I'd love to believe Whiggishness were true; but I cannot. History is full of dead ends, mistaken beliefs, failed theories, and lost causes.

It's why I hate to see history—and this particular memorial—erased. 

Sapere aude.

UPDATE, SEPTEMBER 8, 2021: The statue of Lee was removed today.

Monday, August 9, 2021

No Matter How You Slice It


No matter how thin you slice it, it’s still baloney.

— Al Smith

A series of interviews with literary agents about their pastimes in the current edition of
Poets & Writers has convinced me college educators have stuffed everyone's head with baloney.

I arrived at this conclusion when one of the agents, self-described as "passionate about creating spaces for those from historically marginalized communities," mentioned she was using her free time to ponder whether or not "to cling to one's own marginalization."

Another, self-described as "queer," said she was using her free time to study the "rise of the feminist anachronistic costume drama."

A third, self-described as an avid foodie, mentioned that she was using her free time to "exchange tweets with a BIPOC travel blogger" while she studied "decolonizing veganism."

WTF?

These are bright, educated, well versed people.

Why do they think and speak in these patently silly terms, leftover scraps from French philosopher Michel Foucault's lunch?

Teachers are to blame—and what conservatives call the "absence of intellectual pluralism" in colleges. 

Teachers have allowed '70s-era jargon to substitute for thought, and identity for virtue.

Ask yourself: before you can "decolonize" veganism, you have to "colonize" it in the first place.

But how do you do that?

Do you sail a ship full of conquistadors to the New World and take over a vegan coop by storm? Do you loot and pillage the kale section and enslave all the stock boys? Do you seize all the kale, repackage it as Swanson's Cheesy Spinach, and ship it back to Spain? Do you cite divine rights to justify all this?

Possibly.

I had a logic teacher in college, a Brit, whose Cambridge training prohibited him from ever telling a student that his or her comment in class was inane. 

He'd just listen politely, smile, and reply, "Possibly."

After a couple of weeks in his course, you understood he was saying, "That's utter nonsense!"

While I have nothing but admiration for queers, feminists, vegans, BIPOC, and literary agents, I cringe whenever I hear one of them say she wants to "decolonize" something or "open a space for the marginalized" (lest we be "uncritical" and "non-inclusive").

voice inside me—with a British accent—says, "Possibly."

Because, no matter how thin you slice it, it’s still baloney.

Thursday, June 10, 2021

Child's Play


A child loves his play not because it’s easy, but because it’s hard.

— Benjamin Spock

The recent rehabilitation of Mr.

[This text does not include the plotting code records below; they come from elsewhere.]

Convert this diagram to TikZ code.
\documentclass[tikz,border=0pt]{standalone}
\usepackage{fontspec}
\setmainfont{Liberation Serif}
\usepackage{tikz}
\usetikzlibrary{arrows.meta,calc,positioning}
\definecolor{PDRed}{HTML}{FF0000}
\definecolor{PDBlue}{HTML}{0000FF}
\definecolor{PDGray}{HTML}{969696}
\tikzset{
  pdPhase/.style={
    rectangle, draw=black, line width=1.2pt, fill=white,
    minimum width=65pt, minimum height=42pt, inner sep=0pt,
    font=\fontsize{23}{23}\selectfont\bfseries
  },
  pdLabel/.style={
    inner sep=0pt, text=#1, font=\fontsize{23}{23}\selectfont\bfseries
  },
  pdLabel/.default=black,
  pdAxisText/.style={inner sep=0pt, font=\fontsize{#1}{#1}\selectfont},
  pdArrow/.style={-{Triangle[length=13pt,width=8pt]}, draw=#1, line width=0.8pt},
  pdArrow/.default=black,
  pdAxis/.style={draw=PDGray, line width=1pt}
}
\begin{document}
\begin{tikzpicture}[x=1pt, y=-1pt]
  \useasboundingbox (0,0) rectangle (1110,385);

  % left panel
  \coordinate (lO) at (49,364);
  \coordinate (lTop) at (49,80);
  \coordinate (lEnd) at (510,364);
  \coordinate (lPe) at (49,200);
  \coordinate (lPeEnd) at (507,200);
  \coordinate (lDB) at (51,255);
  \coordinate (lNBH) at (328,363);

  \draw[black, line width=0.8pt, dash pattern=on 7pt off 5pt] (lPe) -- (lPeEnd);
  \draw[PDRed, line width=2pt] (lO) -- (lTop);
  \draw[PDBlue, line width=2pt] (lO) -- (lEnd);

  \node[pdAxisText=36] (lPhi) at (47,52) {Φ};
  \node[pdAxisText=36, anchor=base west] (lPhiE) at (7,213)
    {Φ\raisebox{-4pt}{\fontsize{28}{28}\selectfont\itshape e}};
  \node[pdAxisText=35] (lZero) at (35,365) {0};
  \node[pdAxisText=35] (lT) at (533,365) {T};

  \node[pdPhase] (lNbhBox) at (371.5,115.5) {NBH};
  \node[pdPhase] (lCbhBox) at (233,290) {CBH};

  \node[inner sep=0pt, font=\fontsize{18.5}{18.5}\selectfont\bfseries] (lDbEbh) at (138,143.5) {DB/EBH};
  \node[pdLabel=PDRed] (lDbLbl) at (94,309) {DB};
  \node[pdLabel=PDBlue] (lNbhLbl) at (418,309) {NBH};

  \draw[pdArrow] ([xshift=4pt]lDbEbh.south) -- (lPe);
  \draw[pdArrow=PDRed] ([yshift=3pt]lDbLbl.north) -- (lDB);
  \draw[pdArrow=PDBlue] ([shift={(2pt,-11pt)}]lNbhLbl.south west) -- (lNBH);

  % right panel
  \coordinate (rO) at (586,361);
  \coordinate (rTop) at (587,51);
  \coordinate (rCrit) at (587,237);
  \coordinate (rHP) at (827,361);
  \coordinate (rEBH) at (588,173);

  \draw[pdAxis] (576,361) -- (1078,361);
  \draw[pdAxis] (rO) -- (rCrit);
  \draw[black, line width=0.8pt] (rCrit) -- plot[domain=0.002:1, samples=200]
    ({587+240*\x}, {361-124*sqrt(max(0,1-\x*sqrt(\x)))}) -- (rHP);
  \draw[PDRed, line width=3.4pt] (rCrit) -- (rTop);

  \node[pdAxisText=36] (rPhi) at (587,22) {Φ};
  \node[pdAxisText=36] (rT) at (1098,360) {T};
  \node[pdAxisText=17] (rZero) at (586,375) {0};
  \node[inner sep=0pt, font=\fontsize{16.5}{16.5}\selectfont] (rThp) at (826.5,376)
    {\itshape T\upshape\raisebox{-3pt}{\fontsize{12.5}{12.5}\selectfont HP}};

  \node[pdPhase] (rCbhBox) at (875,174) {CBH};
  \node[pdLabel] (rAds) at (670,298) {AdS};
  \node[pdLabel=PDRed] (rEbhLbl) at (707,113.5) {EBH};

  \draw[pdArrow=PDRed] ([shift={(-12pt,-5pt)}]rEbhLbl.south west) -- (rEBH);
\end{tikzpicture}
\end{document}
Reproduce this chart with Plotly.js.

Potato Head has led me to consider whether one of my favorite childhood games—Cowboys & Indians—can be similarly salvaged, or whether it's so outré it must remain on the ash heap of history.

When I was a kid, we'd exhaust ourselves playing the game. 

We'd dress in partial costumes and chase each other around the parks, playgrounds and backyards for hours, in hopes of catching anyone from the other side off guard.

Cap guns made the game especially thrilling.

Woke being only a preterit in the late 1950s, no one—least of all, the adults—questioned the politics of the pastime. 

It was, after all, the era of TV Westerns like Gunsmoke, Cheyenne, The Lone Ranger, and The Rifleman.

If Cowboys & Indians is to be suitably reformed for today's kids, fundamental changes to the game will have to be made.

First, the name.

Although the word order unjustly prioritizes the colonizers, Cowhands & Indigenous Americans would seem best. But only the full name should ever be used; never the acronym.

Next, the objective.

Cowboys & Indians' goal is simply to eliminate as many of your opponents as possible in an afternoon. The goal of 
Cowhands & Indigenous Americans should be for both sides to meet and negotiate the restoration of broken treaties (including appropriate reparations). The change will mandate that all players dress as attorneys.

Finally, the rules.

Under the new rules, Cowhands will be required to wear body cameras at all times. Purchase of a cap gun will require training, licensing, an intensive background check, and a two-week wait period (except in Texas). The use of bows and arrows, if certified authentic, is permitted. No player may pad her billing.
  
As Dr. Spock said, child's play isn't easy.